Essex-class Aircraft carrier

Essex-class Aircraft carrier

Description

Model depicted: Axis & Allies War at Sea - USS Essex
Scale: 1/1800
 

Ships in class: USS Essex, USS Yorktown, USS Intrepid, USS Hornet, USS Franklin, USS Ticonderoga, USS Randolph, USS Lexington, USS Bunker Hill, USS Wasp, USS Hancock, USS Bennington, USS Boxer, USS Bon Homme Richard, USS Leyte, USS Kearsarge, USS Oriskany, USS Antietam, USS Princeton, USS Shangri-La, USS Lake Champlain, USS Tarawa, USS Valley Forge, USS Philippine Sea

The preceding Yorktown-class aircraft carriers and the designers' list of trade-offs and limitations forced by arms control treaty obligations shaped the Essex class’ development – a design sparked by the Japanese and Italian repudiation of the limitations proposed in the 1936 revision of the Washington Naval Treaty of 1922 (as updated in October 1930 in the London Naval Treaty). Effectively, this rejection allowed all five signatories to resume the interrupted naval arms race of the 1920s in early 1937.

At the time of the repudiations, both Italy and Japan had colonial ambitions, intending on or already conducting military conquests. With the demise of the treaty limitations and the growing tensions in Europe, naval planners were free to apply both the lessons they had learned operating carriers for fifteen years and those of operating the Yorktown-class carriers to the newer design.

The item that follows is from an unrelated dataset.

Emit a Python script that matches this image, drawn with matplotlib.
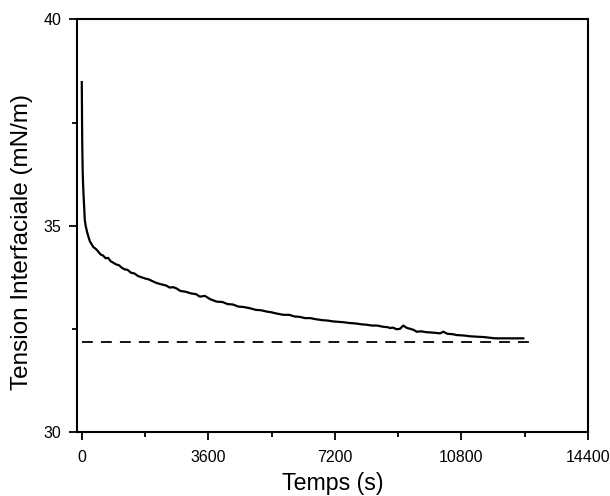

Designed to carry a larger air group, and unencumbered by the latest in a succession of pre-war naval treaty limits, Essex was over sixty feet longer, nearly ten feet wider, and more than a third heavier. A longer, wider flight deck and a deck-edge elevator (which had proven successful in the one-off USS Wasp (CV-7)) facilitated more efficient aviation operations, enhancing the ship's offensive and defensive air power.